Alberta has provided some support for geothermal over the past few years, including a first go at regulations that was tepidly received by industry. The province is home to Eavor Technologies, which recently started its first big commercial project in Germany. Alberta support pales next to the 91 million euros Eavor received from the EU and the 251 megawatt hour feed-in tariff the company will receive from the German government. The US Inflation Reduction Act also generously subsidizes geothermal.

Market purists – the oil patch is rife with them – may protest clean energy subsidies, but the oil and gas industry has received tens of billions from Canada and Alberta while always asking for more.

Why now?

The ERED release comes a week or two before the Alberta election writ is expected to be dropped. Why release it now?
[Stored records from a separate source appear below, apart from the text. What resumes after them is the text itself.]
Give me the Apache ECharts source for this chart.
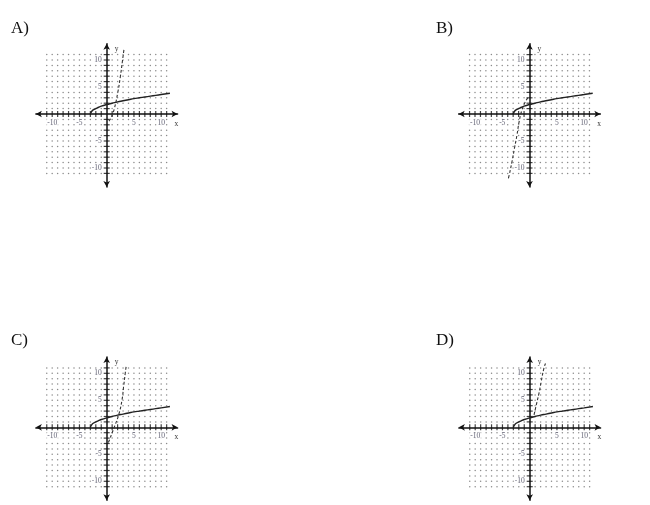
<!DOCTYPE html>
<html>
<head>
<meta charset="utf-8">
<script src="https://cdn.jsdelivr.net/npm/echarts@6/dist/echarts.min.js"></script>
<style>
html,body{margin:0;padding:0;background:#fff;}
#c{width:650px;height:505px;}
</style>
</head>
<body>
<div id="c"></div>
<script>
// ---- data ----
const panelLabels = ['A)', 'B)', 'C)', 'D)'];
const tickLabelValues = [-10, -5, 5, 10];
const gridIntegers = [-11,-10,-9,-8,-7,-6,-5,-4,-3,-2,-1,0,1,2,3,4,5,6,7,8,9,10,11];
// solid curve (same in every panel)
const solidCurve = [[-3,0],[-2.7,0.55],[-2.4,0.8],[-2,1.0],[-1.5,1.25],[-1,1.45],[0,1.75],[1,2.0],[2,2.25],[3,2.45],[4,2.65],[5,2.85],[6,3.0],[7,3.15],[8,3.3],[9,3.45],[10,3.6],[11.6,3.85]];
// dashed curves, one per panel
const dashedA = [[0.4,-1.3],[0.9,-0.5],[1.4,1.0],[2.0,3.8],[2.5,6.9],[2.9,9.9],[3.2,12.2]];
const dashedB = [[-0.3,3.0],[-0.8,2.2],[-1.4,0.7],[-1.9,-1.4],[-2.3,-3.9],[-2.75,-6.3],[-3.2,-8.75],[-3.7,-11.2],[-3.9,-12.0]];
const dashedC = [[0.3,-2.8],[0.6,-2.1],[1.0,-1.0],[1.5,0.3],[2.2,2.3],[2.8,5.0],[3.1,7.5],[3.4,10.0],[3.6,11.5]];
const dashedD = [[0.8,2.3],[1.2,4.1],[1.7,6.3],[2.1,8.4],[2.6,10.9],[2.9,11.8]];
const dashedCurves = [dashedA, dashedB, dashedC, dashedD];

// ---- layout ----
const pxX = 5.45, pxY = 5.4;
const xMin = -13, xMax = 13, yMin = -13.5, yMax = 13;
const origins = [[106.7,114],[529.5,114],[106.7,427.3],[529.7,427.3]];
const labelPos = [[11,20],[436,20],[11,332],[436,332]];

const chart = echarts.init(document.getElementById('c'), null, {renderer:'canvas'});
const grids = [], xAxes = [], yAxes = [], series = [], titles = [];

const lblFont = {fontFamily:'Liberation Serif', fontSize:7.5, color:'#3a3a50', backgroundColor:'#fff', padding:[0,1]};

origins.forEach((o, g) => {
  grids.push({
    left: o[0] - (0 - xMin) * pxX,
    top: o[1] - (yMax - 0) * pxY,
    width: (xMax - xMin) * pxX,
    height: (yMax - yMin) * pxY,
    containLabel: false
  });
  xAxes.push({
    gridIndex: g, type: 'value', min: xMin, max: xMax, interval: 1,
    name: 'x', nameLocation: 'end', nameGap: -3,
    nameTextStyle: {fontFamily:'Liberation Serif', fontSize:7.5, color:'#333', verticalAlign:'top', padding:[6,0,0,0]},
    axisLine: {onZero: true, lineStyle:{color:'#111', width:1.5}, symbol:['arrow','arrow'], symbolSize:[5,6]},
    axisTick: {show:false},
    splitLine: {show:false},
    axisLabel: {show:false}
  });
  yAxes.push({
    gridIndex: g, type: 'value', min: yMin, max: yMax, interval: 1,
    name: 'y', nameLocation: 'end', nameGap: -9,
    nameTextStyle: {fontFamily:'Liberation Serif', fontSize:7.5, color:'#333', align:'left', padding:[0,0,0,8]},
    axisLine: {onZero: true, lineStyle:{color:'#111', width:1.5}, symbol:['arrow','arrow'], symbolSize:[5,6]},
    axisTick: {show:false},
    splitLine: {show:false},
    axisLabel: {show:false}
  });
  // dotted lattice
  const dots = [];
  gridIntegers.forEach(i => gridIntegers.forEach(j => { if (i !== 0 && j !== 0) dots.push([i, j]); }));
  series.push({type:'scatter', xAxisIndex:g, yAxisIndex:g, data:dots, symbol:'circle', symbolSize:1.5,
    itemStyle:{color:'#6e6e6e'}, silent:true, z:1});
  // axis ticks crossing the axes
  const xt = gridIntegers.filter(i => i !== 0).map(i => [i, 0]);
  const yt = gridIntegers.filter(i => i !== 0).map(i => [0, i]);
  series.push({type:'scatter', xAxisIndex:g, yAxisIndex:g, data:xt, symbol:'rect', symbolSize:[1.2,6],
    itemStyle:{color:'#111'}, silent:true, z:3});
  series.push({type:'scatter', xAxisIndex:g, yAxisIndex:g, data:yt, symbol:'rect', symbolSize:[6,1.2],
    itemStyle:{color:'#111'}, silent:true, z:3});
  // tick labels
  series.push({type:'scatter', xAxisIndex:g, yAxisIndex:g, symbolSize:0, silent:true, z:5,
    data: tickLabelValues.map(v => [v, 0]),
    label:{show:true, position:'bottom', distance:5, ...lblFont, formatter: p => String(p.value[0])}});
  series.push({type:'scatter', xAxisIndex:g, yAxisIndex:g, symbolSize:0, silent:true, z:5,
    data: tickLabelValues.map(v => [0, v]),
    label:{show:true, position:'left', distance:4, ...lblFont, formatter: p => String(p.value[1])}});
  // solid function
  series.push({type:'line', xAxisIndex:g, yAxisIndex:g, data:solidCurve, smooth:true, showSymbol:false,
    lineStyle:{color:'#222', width:1.4}, z:4});
  // dashed inverse candidate
  series.push({type:'line', xAxisIndex:g, yAxisIndex:g, data:dashedCurves[g], smooth:true, showSymbol:false,
    lineStyle:{color:'#333', width:1.1, type:[3,2]}, z:4});
  titles.push({text: panelLabels[g], left: labelPos[g][0], top: labelPos[g][1], padding:0,
    textStyle:{fontFamily:'Liberation Serif', fontSize:17, fontWeight:'normal', color:'#111'}});
});

chart.setOption({
  animation: false,
  backgroundColor: '#fff',
  title: titles,
  grid: grids,
  xAxis: xAxes,
  yAxis: yAxes,
  series: series
});
</script>
</body>
</html>
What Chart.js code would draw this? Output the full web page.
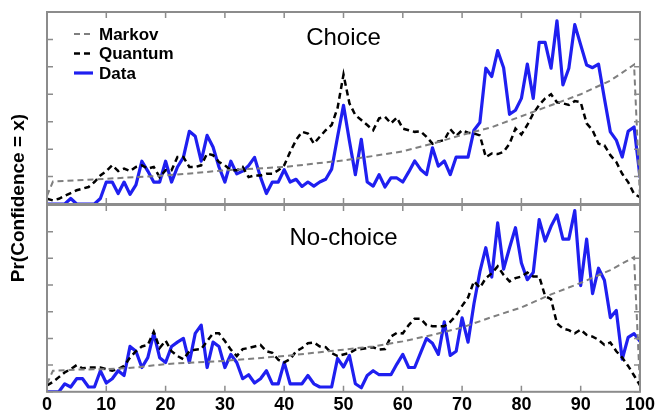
<!DOCTYPE html>
<html>
<head>
<meta charset="utf-8">
<script src="https://cdn.jsdelivr.net/npm/chart.js@4.4.1/dist/chart.umd.min.js"></script>
<style>
html, body { margin: 0; padding: 0; background: #fff; overflow: hidden; }
#wrap { position: relative; width: 666px; height: 418px; }
#wrap canvas { position: absolute; left: 0; top: 0; }
</style>
</head>
<body>
<div id="wrap">
  <canvas id="noChoiceChart" width="666" height="418"></canvas>
  <canvas id="choiceChart" width="666" height="418"></canvas>
</div>
<script>
// confidence levels on the x axis
const confidence = Array.from({length: 101}, (_, i) => i);
const xTicks = [0, 10, 20, 30, 40, 50, 60, 70, 80, 90, 100];
const yTicks = [0, 1, 2, 3, 4, 5, 6, 7]; // unlabelled tick marks

// ---- Choice panel ----
const choiceData = [
  0, 0, 0, 0, 0.2, 0, 0, 0, 0, 0.2,
  0.8, 0.8, 0.38, 0.8, 0.35, 0.7, 1.56, 1.2, 0.8, 0.8,
  1.56, 0.8, 1.35, 1.7, 2.65, 2.47, 1.56, 2.5, 2.08, 1.35,
  0.8, 1.56, 1.1, 1.2, 1.4, 1.7, 0.98, 0.38, 0.8, 0.8,
  1.25, 0.8, 0.9, 0.64, 0.8, 0.65, 0.8, 0.9, 1.27, 2.45,
  3.6, 2.3, 1.07, 2.36, 0.8, 0.65, 1.07, 0.62, 0.95, 0.95,
  0.8, 1.17, 1.57, 1.26, 1.07, 2.05, 1.38, 1.57, 1.07, 1.71,
  1.71, 1.71, 2.69, 2.97, 4.95, 4.65, 5.59, 4.97, 3.27, 3.42,
  3.85, 5.1, 3.85, 5.89, 5.89, 4.95, 6.68, 4.34, 4.95, 6.54,
  5.8, 5.07, 4.97, 5.1, 3.85, 2.63, 2.33, 1.71, 2.65, 2.81,
  0.98
];
const choiceQuantum = [
  0.19, 0.13, 0.19, 0.3, 0.4, 0.5, 0.56, 0.62, 0.8, 1.04,
  1.2, 1.41, 1.2, 1.29, 1.2, 1.35, 1.41, 1.29, 1.35, 0.98,
  1.23, 1.23, 1.71, 1.71, 1.35, 1.35, 1.41, 1.84, 1.78, 1.53,
  1.41, 1.23, 1.23, 1.35, 0.98, 1.04, 1.04, 1.1, 1.1, 1.23,
  1.41, 1.9, 2.33, 2.63, 2.57, 2.2, 2.45, 2.69, 2.88, 3.5,
  4.72, 3.67, 3.24, 3.06, 2.88, 2.69, 3.12, 3.18, 2.94, 3.15,
  2.75, 2.69, 2.63, 2.65, 2.45, 2.2, 2.28, 2.33, 2.73, 2.48,
  2.69, 2.6, 2.57, 2.5, 1.71, 1.84, 1.82, 1.9, 2.2, 2.75,
  2.53, 2.88, 3.3, 3.61, 3.85, 4.0, 3.71, 3.67, 3.61, 3.75,
  3.71, 2.94, 2.69, 2.2, 2.14, 1.78, 1.53, 1.1, 0.8, 0.37,
  0.25
];
const markovX = [0, 1, 5, 10, 15, 20, 25, 30, 35, 40, 45, 50, 55, 60, 65, 70, 75, 80, 85, 90, 95, 99, 100];
const choiceMarkov = [0.3, 0.82, 0.86, 0.92, 0.98, 1.04, 1.13, 1.23, 1.29, 1.35, 1.47, 1.59, 1.75, 1.92, 2.2, 2.52, 2.8, 3.2, 3.6, 4.0, 4.5, 5.08, 0.2];

// ---- No-choice panel ----
const noChoiceData = [
  0, 0, 0, 0.3, 0.18, 0.49, 0.49, 0.18, 0.18, 0.79,
  0.33, 0.49, 0.79, 0.61, 1.7, 1.52, 0.91, 1.28, 2.19, 1.28,
  1.1, 1.7, 1.86, 2.0, 1.1, 2.19, 2.5, 0.91, 1.86, 1.7,
  0.91, 1.4, 1.1, 0.49, 0.64, 0.33, 0.49, 0.79, 0.3, 0.3,
  1.1, 0.3, 0.3, 0.3, 0.61, 0.3, 0.18, 0.18, 0.18, 1.25,
  0.93, 1.36, 0.3, 0.15, 0.61, 0.79, 0.64, 0.64, 0.64, 1.04,
  1.4, 0.91, 0.91, 1.46, 2.0, 1.82, 1.4, 2.62, 1.36, 1.52,
  2.77, 1.86, 3.3, 4.5, 5.4, 4.3, 6.33, 4.6, 5.4, 6.15,
  4.83, 4.2, 4.47, 6.45, 5.65, 6.2, 6.63, 5.72, 5.72, 6.79,
  3.98, 5.72, 3.68, 4.63, 4.18, 2.78, 3.05, 1.22, 2.04, 2.18,
  1.89
];
const noChoiceQuantum = [
  0.24, 0.37, 0.55, 0.73, 0.85, 1.0, 0.88, 0.91, 0.91, 0.91,
  0.85, 0.79, 0.85, 0.97, 1.28, 1.52, 1.7, 1.76, 2.25, 1.64,
  1.92, 1.52, 1.34, 1.22, 1.52, 1.58, 1.6, 1.9, 2.19, 2.19,
  1.9, 1.58, 1.34, 1.6, 1.64, 1.7, 1.76, 1.52, 1.46, 1.2,
  1.1, 1.22, 1.52, 1.64, 1.82, 1.85, 1.7, 1.67, 1.45, 1.34,
  1.4, 1.45, 1.58, 1.6, 1.64, 1.67, 1.58, 1.6, 2.07, 2.21,
  2.19, 2.5, 2.74, 2.74, 2.5, 2.46, 2.46, 2.46, 2.62, 2.86,
  3.22, 3.53, 4.14, 3.9, 4.26, 4.44, 4.7, 4.38, 4.14, 4.26,
  4.32, 4.47, 4.32, 4.32, 3.59, 3.47, 2.56, 2.37, 2.31, 2.19,
  2.33, 2.13, 2.07, 1.95, 1.76, 1.85, 1.52, 1.28, 0.97, 0.61,
  0.24
];
const noChoiceMarkov = [0.3, 0.79, 0.83, 0.85, 0.91, 1.04, 1.1, 1.16, 1.25, 1.34, 1.46, 1.58, 1.7, 1.89, 2.13, 2.41, 2.8, 3.16, 3.65, 4.08, 4.56, 5.05, 0.2];

const legendItems = [
  {label: 'Markov', color: '#7f7f7f', width: 2, dash: [6, 4]},
  {label: 'Quantum', color: '#000000', width: 2.5, dash: [6, 4]},
  {label: 'Data', color: '#1f1ff0', width: 3.2, dash: []}
];

const FRAME = '#8c8c8c';

// frame, inward ticks, panel title (and legend + y title on the top panel)
const panelDecor = {
  id: 'panelDecor',
  afterDraw(chart, args, opts) {
    const {ctx, chartArea: a, scales} = chart;
    const x = scales.x, y = scales.y;
    ctx.save();
    ctx.strokeStyle = FRAME;
    ctx.lineWidth = 2;
    ctx.strokeRect(a.left, a.top, a.right - a.left, a.bottom - a.top);
    ctx.lineWidth = 1.5;
    ctx.beginPath();
    xTicks.forEach(v => {
      const px = x.getPixelForValue(v);
      ctx.moveTo(px, a.top); ctx.lineTo(px, a.top + 6);
      ctx.moveTo(px, a.bottom); ctx.lineTo(px, a.bottom - 6);
    });
    yTicks.forEach(v => {
      const py = y.getPixelForValue(v);
      ctx.moveTo(a.left, py); ctx.lineTo(a.left + 6, py);
      ctx.moveTo(a.right, py); ctx.lineTo(a.right - 6, py);
    });
    ctx.stroke();

    ctx.fillStyle = '#000';
    ctx.font = '24px Arial, "Liberation Sans"';
    ctx.textAlign = 'center';
    ctx.textBaseline = 'alphabetic';
    ctx.fillText(opts.title, x.getPixelForValue(50), a.top + opts.titleOffset);

    if (opts.legend) {
      ctx.font = 'bold 17px Arial, "Liberation Sans"';
      ctx.textAlign = 'left';
      ctx.textBaseline = 'middle';
      legendItems.forEach((it, i) => {
        const ly = 34 + i * 19.5;
        ctx.strokeStyle = it.color;
        ctx.lineWidth = it.width;
        ctx.setLineDash(it.dash);
        ctx.beginPath();
        ctx.moveTo(74, ly); ctx.lineTo(93, ly);
        ctx.stroke();
        ctx.setLineDash([]);
        ctx.fillText(it.label, 99, ly + 1);
      });
    }
    if (opts.yTitle) {
      ctx.translate(19, 198);
      ctx.rotate(-Math.PI / 2);
      ctx.font = 'bold 19px Arial, "Liberation Sans"';
      ctx.textAlign = 'center';
      ctx.textBaseline = 'middle';
      ctx.fillText(opts.yTitle, 0, 0);
    }
    ctx.restore();
  }
};

function buildDatasets(data, quantum, markov) {
  return [
    {
      label: 'Markov',
      data: markovX.map((c, i) => ({x: c, y: markov[i]})),
      borderColor: '#7f7f7f', borderWidth: 2, borderDash: [6, 4]
    },
    {
      label: 'Quantum',
      data: confidence.map((c, i) => ({x: c, y: quantum[i]})),
      borderColor: '#000000', borderWidth: 2.5, borderDash: [6, 4]
    },
    {
      label: 'Data',
      data: confidence.map((c, i) => ({x: c, y: data[i]})),
      borderColor: '#1f1ff0', borderWidth: 3.2, borderJoinStyle: 'round', borderCapStyle: 'round'
    }
  ];
}

function buildOptions(padding, showX, decor) {
  return {
    responsive: false,
    animation: false,
    devicePixelRatio: 1,
    layout: {padding: padding},
    elements: {point: {radius: 0}, line: {tension: 0}},
    plugins: {legend: {display: false}, tooltip: {enabled: false}, panelDecor: decor},
    scales: {
      x: {
        type: 'linear', min: 0, max: 100, display: showX,
        grid: {display: false, drawTicks: false},
        border: {display: false},
        ticks: {
          stepSize: 10, maxRotation: 0, autoSkip: false, padding: 5, color: '#000',
          font: {family: 'Arial, "Liberation Sans"', size: 18, weight: 'bold', lineHeight: 0.9}
        }
      },
      y: {min: 0, max: 7, display: false}
    }
  };
}

new Chart(document.getElementById('choiceChart'), {
  type: 'line',
  data: {datasets: buildDatasets(choiceData, choiceQuantum, choiceMarkov)},
  options: buildOptions({top: 12, left: 47, right: 26, bottom: 214}, false,
    {title: 'Choice', titleOffset: 33, legend: true, yTitle: 'Pr(Confidence = x)'}),
  plugins: [panelDecor]
});

new Chart(document.getElementById('noChoiceChart'), {
  type: 'line',
  data: {datasets: buildDatasets(noChoiceData, noChoiceQuantum, noChoiceMarkov)},
  options: buildOptions({top: 205, left: 47, right: 26, bottom: 0}, true,
    {title: 'No-choice', titleOffset: 40, legend: false}),
  plugins: [panelDecor]
});
</script>
</body>
</html>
Calgary is generally recognized to be the battleground region for both the UCP and the NDP. As I’ve argued many times in the past, parties without a convincing energy narrative generally struggle in the home of Canadian oil and gas head offices. Jason Kenney mopped the floor with Rachel Notley in 2019, as I explained after the election in this column, “Why did Rachel Notley refuse to run on her energy policy record?” This self-explanatory column, Rachel Notley has no energy game, got me blackballed for a month by the NDP.

The point is that Smith and the UCP, tied with the NDP in Calgary according to pollsters, perhaps feel that energy is the issue where Notley is most vulnerable. They’re right, but this energy development plan that isn’t a climate plan isn’t likely to do the job.

But it may make an already interesting provincial election one for the ages.